“Love one another, for that, is the whole law; so our fellow men deserve to be loved and encouraged-never to be abandoned to wander alone in poverty and darkness. The practice of charity will bind us-will bind all men in one great brotherhood.”
Conrad N. Hilton
Every week I try to share different stories of people who impact change through their life’s work and the organizations they build to serve others. Most of the time these people are alive to share their journey first hand. However, the other day I had the privilege of spending the day at the Conrad N. Hilton Foundation and I came away from the day being inspired and in awe of one hotel magnet ‘s lasting legacy of compassion.
For any of you who have ever stayed at a Hilton Hotel, you know the name, but did you know the man behind it? I didn’t and was beyond inspired by not only what Conrad Hilton accomplished in his life and even more what he is accomplishing posthumously.
His story began on Christmas Day in 1887, born to humble beginnings with a German-American mother and Norwegian immigrant father in territorial New Mexico. His life was rooted in the beliefs of hard work, dreaming big, God and country. He served in New Mexico’s first state legislature before enlisting in World War I and followed his mother’s advice to “find his own frontier.” He set out to Texas hearing of the oil boom in 1919 and thought he would try to buy a bank but bought a hotel instead.

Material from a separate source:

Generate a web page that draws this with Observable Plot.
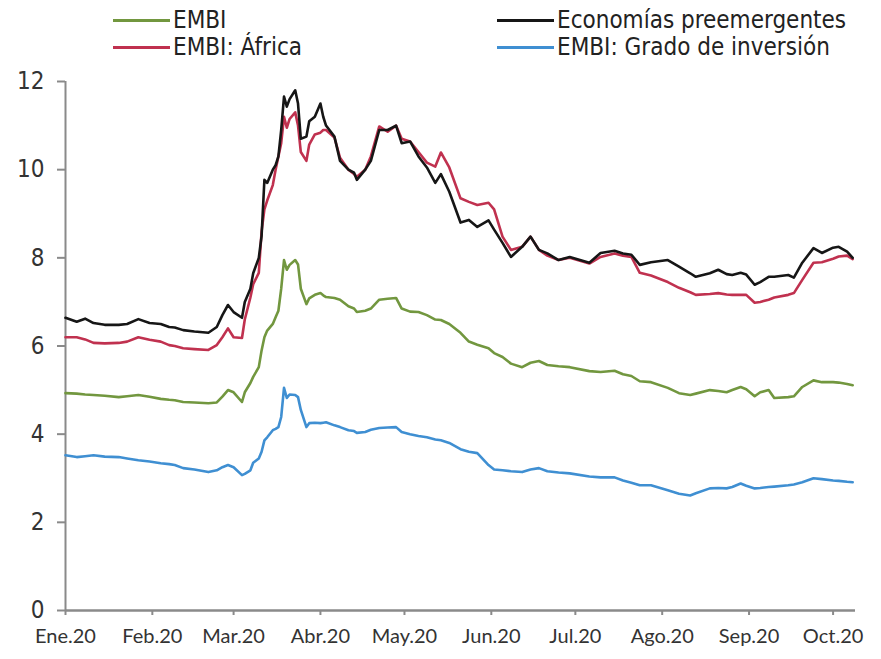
<!DOCTYPE html>
<html>
<head>
<meta charset="utf-8">
<script src="https://cdn.jsdelivr.net/npm/d3@7"></script>
<script src="https://cdn.jsdelivr.net/npm/@observablehq/plot@0.6"></script>
<style>
  html, body { margin: 0; padding: 0; background: #fff; }
  #wrap { width: 881px; height: 659px; position: relative; overflow: hidden; }
  #legend { position: relative; width: 881px; height: 60px; font-family: "Liberation Sans Narrow", "Arial Narrow", "DejaVu Sans Condensed", sans-serif; font-size: 24px; color: #222; }
  .item { position: absolute; display: flex; align-items: center; white-space: nowrap; }
  .swatch { width: 57px; height: 3px; margin-right: 3px; }
</style>
</head>
<body>
<div id="wrap">
  <div id="legend"></div>
  <div id="chart"></div>
</div>
<script>
// ---- data ----
const seriesNames = ["EMBI", "EMBI: África", "Economías preemergentes", "EMBI: Grado de inversión"];
const seriesColors = ["#72973f", "#c0314f", "#161616", "#3f8fd2"];

const dates = [
  "2020-01-01","2020-01-05","2020-01-08","2020-01-11","2020-01-15","2020-01-20","2020-01-23","2020-01-27","2020-01-31",
  "2020-02-04","2020-02-07","2020-02-09","2020-02-12","2020-02-16","2020-02-21","2020-02-24","2020-02-26","2020-02-28",
  "2020-03-01","2020-03-04","2020-03-05","2020-03-07","2020-03-08","2020-03-10","2020-03-11","2020-03-12","2020-03-13",
  "2020-03-15","2020-03-16","2020-03-17","2020-03-18","2020-03-19","2020-03-20","2020-03-21","2020-03-23","2020-03-24",
  "2020-03-25","2020-03-27","2020-03-28","2020-03-30","2020-04-01","2020-04-02","2020-04-03","2020-04-06","2020-04-08",
  "2020-04-11","2020-04-13","2020-04-14","2020-04-17","2020-04-19","2020-04-22","2020-04-25","2020-04-28","2020-04-30",
  "2020-05-03","2020-05-06","2020-05-09","2020-05-12","2020-05-14","2020-05-17","2020-05-21","2020-05-24","2020-05-27",
  "2020-05-31","2020-06-02","2020-06-05","2020-06-08","2020-06-12","2020-06-15","2020-06-18","2020-06-21","2020-06-25",
  "2020-06-29","2020-07-06","2020-07-10","2020-07-15","2020-07-18","2020-07-21","2020-07-24","2020-07-28","2020-08-03",
  "2020-08-07","2020-08-11","2020-08-13","2020-08-18","2020-08-21","2020-08-24","2020-08-26","2020-08-29","2020-08-31",
  "2020-09-03","2020-09-05","2020-09-08","2020-09-10","2020-09-15","2020-09-17","2020-09-20","2020-09-24","2020-09-27",
  "2020-10-01","2020-10-03","2020-10-06","2020-10-08"
];

const embi = [
  4.93,4.92,4.90,4.89,4.87,4.84,4.86,4.89,4.85,
  4.80,4.78,4.77,4.73,4.72,4.70,4.72,4.85,5.00,
  4.95,4.73,4.95,5.16,5.30,5.52,5.90,6.20,6.35,
  6.50,6.65,6.80,7.30,7.95,7.73,7.84,7.95,7.85,
  7.30,6.95,7.08,7.16,7.20,7.15,7.11,7.09,7.05,
  6.90,6.85,6.77,6.80,6.85,7.05,7.07,7.09,6.85,
  6.78,6.77,6.70,6.60,6.59,6.50,6.30,6.10,6.03,
  5.95,5.84,5.75,5.60,5.52,5.62,5.66,5.57,5.54,
  5.52,5.43,5.41,5.44,5.36,5.32,5.20,5.18,5.05,
  4.93,4.89,4.92,5.00,4.98,4.95,5.00,5.07,5.02,
  4.86,4.95,5.00,4.82,4.84,4.86,5.07,5.22,5.18,
  5.18,5.17,5.14,5.11
];

const africa = [
  6.20,6.20,6.15,6.07,6.06,6.07,6.10,6.20,6.14,
  6.10,6.02,6.00,5.95,5.93,5.91,6.02,6.20,6.40,
  6.20,6.18,6.60,7.10,7.40,7.66,8.60,9.10,9.30,
  9.65,10.00,10.30,10.60,11.20,10.95,11.15,11.30,11.00,
  10.40,10.20,10.57,10.80,10.84,10.90,10.90,10.73,10.27,
  10.00,9.90,9.84,10.00,10.30,10.98,10.86,11.00,10.70,
  10.64,10.40,10.16,10.07,10.39,10.05,9.35,9.27,9.20,
  9.25,9.10,8.48,8.18,8.25,8.48,8.18,8.05,7.95,
  8.00,7.87,8.02,8.10,8.05,8.02,7.66,7.60,7.45,
  7.32,7.22,7.16,7.18,7.20,7.17,7.16,7.16,7.16,
  6.98,7.00,7.05,7.10,7.16,7.20,7.50,7.89,7.90,
  7.98,8.03,8.05,7.97
];

const preemergentes = [
  6.64,6.55,6.62,6.52,6.48,6.48,6.50,6.61,6.52,
  6.50,6.43,6.42,6.36,6.33,6.30,6.43,6.70,6.93,
  6.77,6.64,7.00,7.30,7.65,8.00,8.50,9.77,9.70,
  10.00,10.10,10.30,10.90,11.66,11.43,11.60,11.80,11.50,
  10.70,10.75,11.10,11.20,11.50,11.20,11.00,10.75,10.20,
  10.00,9.93,9.77,10.00,10.20,10.90,10.90,11.00,10.60,
  10.64,10.30,10.05,9.70,9.90,9.50,8.80,8.86,8.70,
  8.85,8.64,8.34,8.02,8.25,8.48,8.18,8.10,7.95,
  8.02,7.89,8.11,8.16,8.10,8.07,7.84,7.90,7.95,
  7.80,7.65,7.57,7.65,7.73,7.63,7.61,7.66,7.62,
  7.39,7.45,7.57,7.57,7.61,7.55,7.89,8.22,8.11,
  8.23,8.25,8.14,8.00
];

const gradoInversion = [
  3.52,3.48,3.50,3.52,3.49,3.48,3.45,3.41,3.38,
  3.34,3.32,3.30,3.23,3.20,3.14,3.18,3.25,3.30,
  3.25,3.07,3.10,3.18,3.35,3.45,3.60,3.86,3.93,
  4.09,4.12,4.16,4.39,5.05,4.82,4.90,4.89,4.84,
  4.55,4.16,4.25,4.26,4.25,4.26,4.27,4.20,4.16,
  4.09,4.07,4.03,4.05,4.10,4.14,4.15,4.16,4.05,
  4.00,3.96,3.93,3.88,3.86,3.80,3.66,3.60,3.57,
  3.30,3.20,3.18,3.16,3.14,3.20,3.23,3.16,3.13,
  3.11,3.04,3.02,3.02,2.95,2.90,2.84,2.84,2.73,
  2.65,2.61,2.66,2.77,2.78,2.77,2.80,2.88,2.83,
  2.77,2.78,2.80,2.81,2.84,2.86,2.91,3.00,2.98,
  2.95,2.94,2.92,2.91
];

const yTicks = [0, 2, 4, 6, 8, 10, 12];
const monthTicks = ["2020-01-01","2020-02-01","2020-03-01","2020-04-01","2020-05-01","2020-06-01","2020-07-01","2020-08-01","2020-09-01","2020-10-01"];
const monthLabels = ["Ene.20","Feb.20","Mar.20","Abr.20","May.20","Jun.20","Jul.20","Ago.20","Sep.20","Oct.20"];
const xDomain = ["2020-01-01", "2020-10-09"];

// ---- build table ----
const valueLists = [embi, africa, preemergentes, gradoInversion];
const rows = valueLists.flatMap((vals, s) =>
  vals.map((v, i) => ({ date: new Date(dates[i]), value: v, series: seriesNames[s] }))
);

// ---- legend (HTML, above the SVG) ----
const legendPos = [
  { left: 113, top: 20 },  // EMBI
  { left: 113, top: 47 },  // EMBI: África
  { left: 497, top: 20 },  // Economías preemergentes
  { left: 497, top: 47 }   // EMBI: Grado de inversión
];
const legend = document.getElementById("legend");
seriesNames.forEach((name, i) => {
  const item = document.createElement("div");
  item.className = "item";
  item.style.left = legendPos[i].left + "px";
  item.style.top = (legendPos[i].top - 15) + "px";
  item.style.height = "30px";
  const sw = document.createElement("span");
  sw.className = "swatch";
  sw.style.background = seriesColors[i];
  const tx = document.createElement("span");
  tx.textContent = name;
  item.appendChild(sw);
  item.appendChild(tx);
  legend.appendChild(item);
});

// ---- chart ----
const axisGray = "#8a8a8a";
const narrow = "'Liberation Sans Narrow', 'Arial Narrow', 'DejaVu Sans Condensed', sans-serif";
const monthIndex = new Map(monthTicks.map((d, i) => [new Date(d).getTime(), monthLabels[i]]));
const drawOrder = [0, 3, 1, 2];

const chart = Plot.plot({
  width: 881,
  height: 599,
  marginTop: 21,
  marginBottom: 49,
  marginLeft: 65,
  marginRight: 26,
  style: { background: "#fff", overflow: "visible" },
  x: { type: "utc", domain: xDomain.map(d => new Date(d)) },
  y: { domain: [0, 12] },
  marks: [
    Plot.axisY({
      ticks: yTicks, tickSize: 8, tickPadding: 13, label: null,
      stroke: axisGray, strokeWidth: 2, fill: "#333",
      fontSize: 24, fontFamily: narrow
    }),
    Plot.axisX({
      ticks: monthTicks.map(d => new Date(d)),
      tickFormat: d => monthIndex.get(d.getTime()),
      tickSize: 5, tickPadding: 13, label: null,
      stroke: axisGray, strokeWidth: 2, fill: "#333",
      fontSize: 20, fontFamily: "Lato, 'Open Sans', sans-serif"
    }),
    Plot.ruleX([new Date(xDomain[0])], { y1: 0, y2: 12, stroke: axisGray, strokeWidth: 2 }),
    Plot.ruleY([0], { stroke: axisGray, strokeWidth: 2.5 }),
    ...drawOrder.map(s =>
      Plot.line(rows.filter(r => r.series === seriesNames[s]), {
        x: "date", y: "value", stroke: seriesColors[s], strokeWidth: 2.6, strokeLinejoin: "round"
      })
    )
  ]
});
document.getElementById("chart").appendChild(chart);
</script>
</body>
</html>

Thirty years after buying his first hotel and many thereafter he acquired the Waldorf Astoria in New York City. A man who was known for his honesty, optimism, fairness and his belief that “man with God’s help and personal dedication is capable of anything he can dream.” He was the first to franchise hotels, developed the airport hotel and developed the first hotel chain. As his empire expanded across the country and eventually the globe he was determined to use his belief in the power of travel fostering an understanding among peoples of the world.
Conrad Hilton lived an amazing life and had a genuine and deep passion for serving those in need. He left almost his entire estate to the Conrad N. Hilton Foundation upon his death in 1979 with a goal to alleviate human suffering throughout the world and created a global legacy of humanitarianism.
The other day as I sat in this fantastic discussion at the Conrad N. Hilton Foundation learning more about how his estate is impacting education, homelessness, foster care, HIV AIDS, and access to clean water just to name a few of the Hilton’s initiatives. The foundation has given ten million dollars a year to the homeless alone. I witnessed one such moment of his legacy as a local Los Angeles girl, who grew up homeless, received the gift of education. It was a moment of true grace.
I left the day in awe of the impact one life can make on so many and that Hilton’s life continues to make. The foundation’s work is guided by the clear intentions expressed in Conrad’s last will and testament. Since his death, the foundation has distributed 1.6 billion dollars in grants around the globe to fulfill the words on Conrad Hilton’s tombstone, which said, “Charity is a supreme virtue and the great channel through which mercy of God is passed on to mankind. It is the virtue that unites men and inspires their noblest efforts. Christmas is forever.”